Today there are extremist Islamic sects (e.g., ISIS) who seek a counter-“Reconquista” (the Spanish term for reclaiming their own lands), aspiring to return to those “Islamic” lands all the way to the Atlantic Ocean and even beyond. So, the question becomes: 1300 years retains a “Right of Return,” but 2000 years is “too long”?
Such a double standard would be laughable if it didn’t have such terrible political consequences. The problem: even many Palestinians who are not malevolently oblivious to ancient Jewish history, still claim all the land from “The River to the Sea” because they’ve been residing on the land for at least…
And that’s another question. I just said “residing on the land” – not “ruling” it. If a “People” have a right to their land, is that a matter of simply living and working on the land, or should it also entail some sort of political sovereignty over that land? Here the claim of Moslems to Spain is stronger than the Palestinians’ claim to “Palestine” – for at least in Andalusia they ruled uninterruptedly for several centuries; the Palestinians never had anything close to even autonomy (assuming that one can even find any people who viewed themselves as “Palestinian” before the PLO’s 1964 declaration of peoplehood).
Indeed, the very concept of “nationalism” as we understand the term today was always alien to Moslems: for the Islamic world, the only true socio-political entity was the “umma” – the complete totality of ALL Moslems wherever they lived. This was the raison d’etre of Islam’s early conquests – and much later (around 1500) the underlying justification of the Ottoman Empire (note; not the Ottoman “State”) expanding all the way to the outskirts of Vienna!
Thus, the Palestinians lived in quite a different situation than that of the Jews. Within their Land, the Jewish People had sovereignty, autonomy, and vassalage during alternating periods throughout their first millennium-plus years of peoplehood. Indeed, for a while (e.g., the Davidic and Solomonic kingdoms) they even had some general concept of what we moderns today call the nation-state – and again almost a thousand years later when the Maccabees wrested back full sovereign control from the Hellenistic Seleucids, instituting the holiday of Hanukkah that the Jewish world finished celebrating last week.
The Kingdom of Judea as well as the Maccabean state weren’t downtrodden satrapies; conversely, under the Ottoman Empire, the district of Palestine wasn’t even a separate political entity but rather administratively connected to Damascus for much of Ottoman rule.

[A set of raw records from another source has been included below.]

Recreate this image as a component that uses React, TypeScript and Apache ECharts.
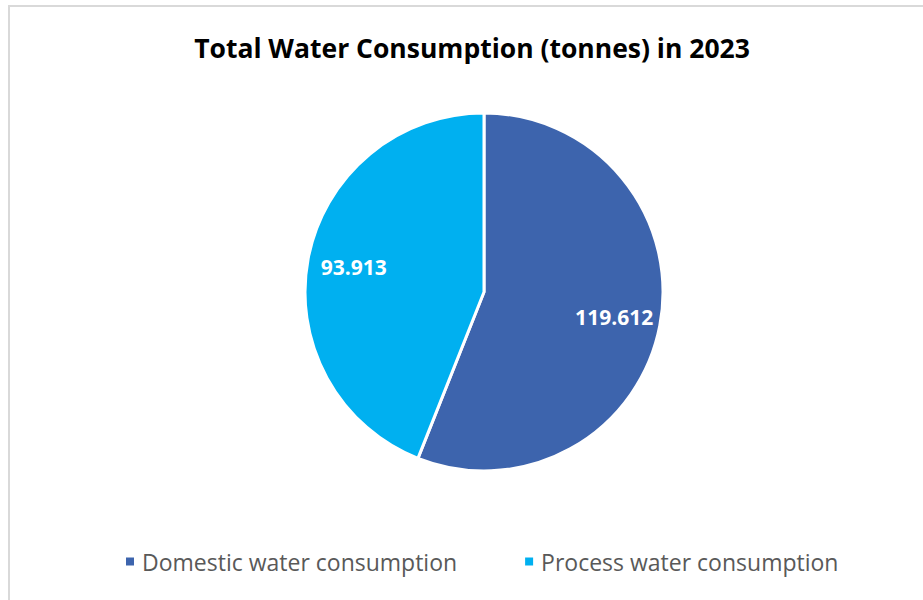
import React, { useEffect, useRef } from "react";
import * as echarts from "echarts";

const titleText = "Total Water Consumption (tonnes) in 2023";
const categories = ["Domestic water consumption", "Process water consumption"];
const values = [119.612, 93.913];
const colors = ["#3D64AD", "#00B0F0"];

export default function App() {
  const ref = useRef<HTMLDivElement>(null);
  useEffect(() => {
    if (!ref.current) return;
    const chart = echarts.init(ref.current, undefined, { renderer: "svg" });
    const data = categories.map((name, i) => ({
      name,
      value: values[i],
      itemStyle: { color: colors[i] },
    }));
    const labelData = categories.map((name, i) => ({
      name,
      value: values[i],
    }));
    chart.setOption({
      animation: false,
      backgroundColor: "#ffffff",
      title: {
        text: titleText,
        left: 467,
        textAlign: "center",
        top: 29,
        textStyle: {
          fontFamily: "Open Sans",
          fontWeight: "bold",
          fontSize: 26.5,
          color: "#000000",
        },
      },
      graphic: [
        {
          type: "rect",
          shape: { x: 9, y: 6, width: 960, height: 640 },
          style: { fill: "none", stroke: "#d9d9d9", lineWidth: 2 },
          silent: true,
          z: 100,
        },
      ],
      legend: {
        data: categories,
        bottom: 22,
        left: 119,
        itemWidth: 10,
        itemHeight: 10,
        itemGap: 66,
        icon: "rect",
        textStyle: {
          fontFamily: "Open Sans",
          fontSize: 23,
          color: "#595959",
          padding: [0, 0, 0, 2],
        },
      },
      series: [
        {
          type: "pie",
          center: [484, 292],
          radius: [0, 179],
          startAngle: 90,
          clockwise: true,
          data,
          label: { show: false },
          labelLine: { show: false },
          itemStyle: { borderColor: "#ffffff", borderWidth: 3 },
          emphasis: { disabled: true },
        },
        {
          type: "pie",
          center: [484, 292],
          radius: [80, 179],
          startAngle: 90,
          clockwise: true,
          silent: true,
          data: labelData,
          itemStyle: { color: "transparent", borderWidth: 0 },
          label: {
            show: true,
            position: "inside",
            formatter: (p: any) => p.value.toFixed(3),
            fontFamily: "Open Sans",
            fontWeight: "bold",
            fontSize: 21,
            color: "#ffffff",
          },
          labelLine: { show: false },
          emphasis: { disabled: true },
          z: 3,
        },
      ],
    });
    return () => chart.dispose();
  }, []);
  return (
    <div
      ref={ref}
      style={{ position: "absolute", left: 0, top: 0, width: 923, height: 600 }}
    />
  );
}
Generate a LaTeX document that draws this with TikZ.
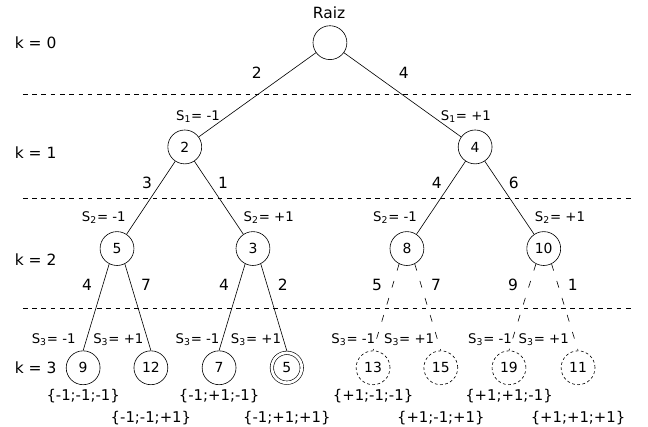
\documentclass[tikz,border=0pt]{standalone}
\usepackage{fontspec}
\setmainfont{DejaVu Sans}
\usetikzlibrary{positioning}

\begin{document}
\begin{tikzpicture}[
  nodo/.style={circle,draw,minimum size=0.77cm,inner sep=0pt,font=\small},
  podado/.style={nodo,dash pattern=on 1.8pt off 1.6pt},
  rotulo/.style={font=\fontsize{8.6}{10}\selectfont,inner sep=0pt},
  seq/.style={font=\fontsize{9.6}{11}\selectfont,inner sep=0pt},
  peso/.style={inner sep=0pt},
  corte/.style={dash pattern=on 4.5pt off 7pt}]
  \useasboundingbox (0,0) rectangle (14.73,9.70);
  % levels k
  \node[peso,anchor=west] (k0) at (0.33,8.73) {k = 0};
  \node[peso,anchor=west] (k1) at (0.33,6.23) {k = 1};
  \node[peso,anchor=west] (k2) at (0.33,3.80) {k = 2};
  \node[peso,anchor=west] (k3) at (0.33,1.34) {k = 3};
  \draw[dashed] (0.52,7.55) -- (14.43,7.55);
  \draw[dashed] (0.52,5.20) -- (14.43,5.20);
  \draw[dashed] (0.52,2.70) -- (14.43,2.70);
  % root
  \node[nodo] (raiz) at (7.50,8.73) {};
  \node[peso] (raiztxt) at (7.48,9.41) {Raiz};
  % k = 1
  \node[nodo] (n2) at (4.20,6.36) {2};
  \node[nodo] (n4) at (10.80,6.36) {4};
  \draw (raiz) -- (n2);
  \draw (raiz) -- (n4);
  \node[peso] (p2) at (5.84,8.05) {2};
  \node[peso] (p4) at (9.18,8.05) {4};
  \node[rotulo] (s1a) at (4.50,7.05) {S\textsubscript{1}= -1};
  \node[rotulo] (s1b) at (10.59,7.05) {S\textsubscript{1}= +1};
  % k = 2
  \node[nodo] (n5) at (2.66,4.05) {5};
  \node[nodo] (n3) at (5.75,4.05) {3};
  \node[nodo] (n8) at (9.25,4.05) {8};
  \node[nodo] (n10) at (12.36,4.05) {10};
  \draw (n2) -- (n5);
  \draw (n2) -- (n3);
  \draw (n4) -- (n8);
  \draw (n4) -- (n10);
  \node[peso] (p3) at (3.34,5.55) {3};
  \node[peso] (p1) at (5.07,5.55) {1};
  \node[peso] (p4b) at (9.93,5.55) {4};
  \node[peso] (p6) at (11.68,5.55) {6};
  \node[rotulo] (s2a) at (2.36,4.75) {S\textsubscript{2}= -1};
  \node[rotulo] (s2b) at (6.11,4.75) {S\textsubscript{2}= +1};
  \node[rotulo] (s2c) at (8.98,4.75) {S\textsubscript{2}= -1};
  \node[rotulo] (s2d) at (12.73,4.75) {S\textsubscript{2}= +1};
  % k = 3
  \node[nodo] (n9) at (1.89,1.34) {9};
  \node[nodo] (n12) at (3.43,1.34) {12};
  \node[nodo] (n7) at (4.98,1.34) {7};
  \node[nodo,double,double distance=1.8pt,minimum size=0.68cm,outer sep=1.3pt] (n5b) at (6.52,1.34) {5};
  \node[podado] (n13) at (8.48,1.34) {13};
  \node[podado] (n15) at (10.02,1.34) {15};
  \node[podado] (n19) at (11.57,1.34) {19};
  \node[podado] (n11) at (13.14,1.34) {11};
  \draw (n5.243) -- (n9.north);
  \draw (n5.297) -- (n12.north);
  \draw (n3.243) -- (n7.north);
  \draw (n3.297) -- (n5b.north);
  \draw[corte] (n8.243) -- (n13.north);
  \draw[corte] (n8.297) -- (n15.north);
  \draw[corte] (n10.243) -- (n19.north);
  \draw[corte] (n10.297) -- (n11.north);
  \node[peso] (p4c) at (1.98,3.23) {4};
  \node[peso] (p7) at (3.32,3.23) {7};
  \node[peso] (p4d) at (5.09,3.23) {4};
  \node[peso] (p2b) at (6.43,3.23) {2};
  \node[peso] (p5) at (8.57,3.23) {5};
  \node[peso] (p7b) at (9.91,3.23) {7};
  \node[peso] (p9) at (11.66,3.23) {9};
  \node[peso] (p1b) at (13.02,3.23) {1};
  \node[rotulo] (s3a) at (1.22,1.98) {S\textsubscript{3}= -1};
  \node[rotulo] (s3b) at (2.69,1.98) {S\textsubscript{3}= +1};
  \node[rotulo] (s3c) at (4.49,1.98) {S\textsubscript{3}= -1};
  \node[rotulo] (s3d) at (5.82,1.98) {S\textsubscript{3}= +1};
  \node[rotulo] (s3e) at (8.03,1.98) {S\textsubscript{3}= -1};
  \node[rotulo] (s3f) at (9.30,1.98) {S\textsubscript{3}= +1};
  \node[rotulo] (s3g) at (11.14,1.98) {S\textsubscript{3}= -1};
  \node[rotulo] (s3h) at (12.36,1.98) {S\textsubscript{3}= +1};
  % sequences
  \node[seq] (c9) at (1.89,0.70) {\{-1;-1;-1\}};
  \node[seq] (c12) at (3.43,0.20) {\{-1;-1;+1\}};
  \node[seq] (c7) at (4.98,0.70) {\{-1;+1;-1\}};
  \node[seq] (c5) at (6.52,0.20) {\{-1;+1;+1\}};
  \node[seq] (c13) at (8.48,0.70) {\{+1;-1;-1\}};
  \node[seq] (c15) at (10.02,0.20) {\{+1;-1;+1\}};
  \node[seq] (c19) at (11.57,0.70) {\{+1;+1;-1\}};
  \node[seq] (c11) at (13.14,0.20) {\{+1;+1;+1\}};
\end{tikzpicture}
\end{document}
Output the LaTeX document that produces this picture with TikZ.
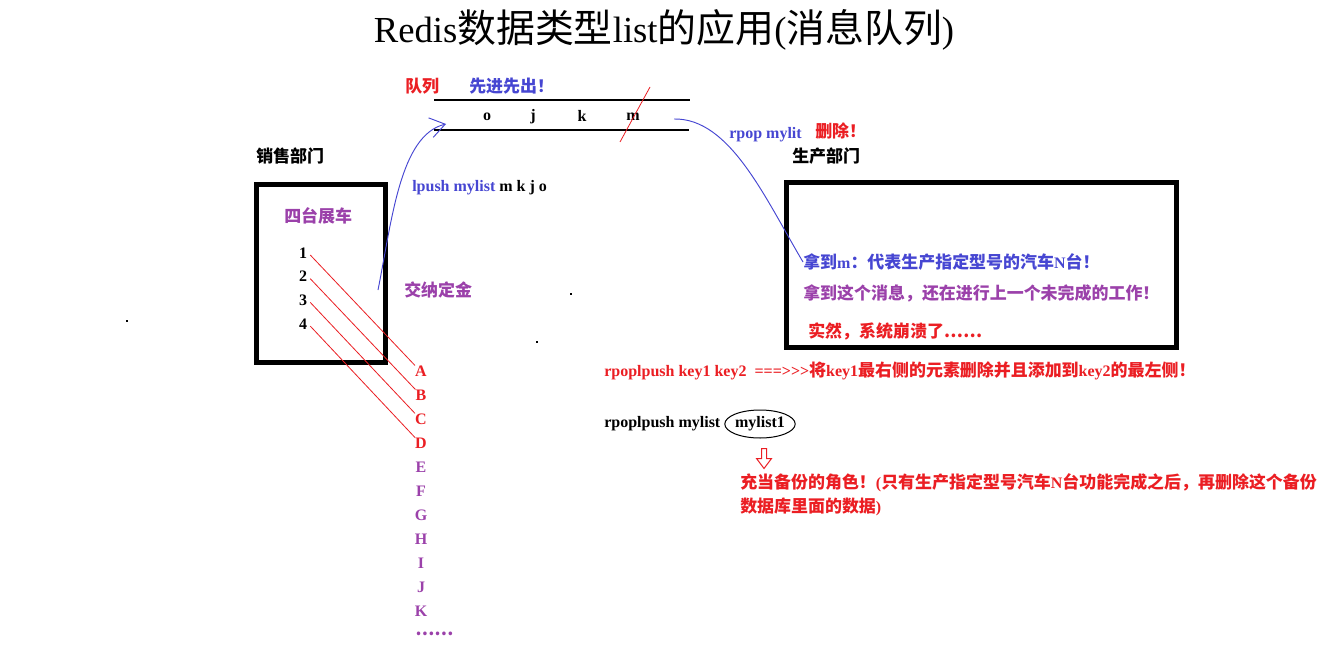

Christmas (Jesus’ life) proves the Jewish People’s claim to living here a very long time ago; the Hanukkah story adds a strong (prior) political dimension to that claim. Radical Islam’s quest to reconquer lands from 1300 years ago reinforces the Jewish point that territorial “absence” is not a justification for calling the State of Israel “colonial.” The bottom line: Jews have every rightful justification for having reinstituted their formerly sovereign state – even after two thousand years.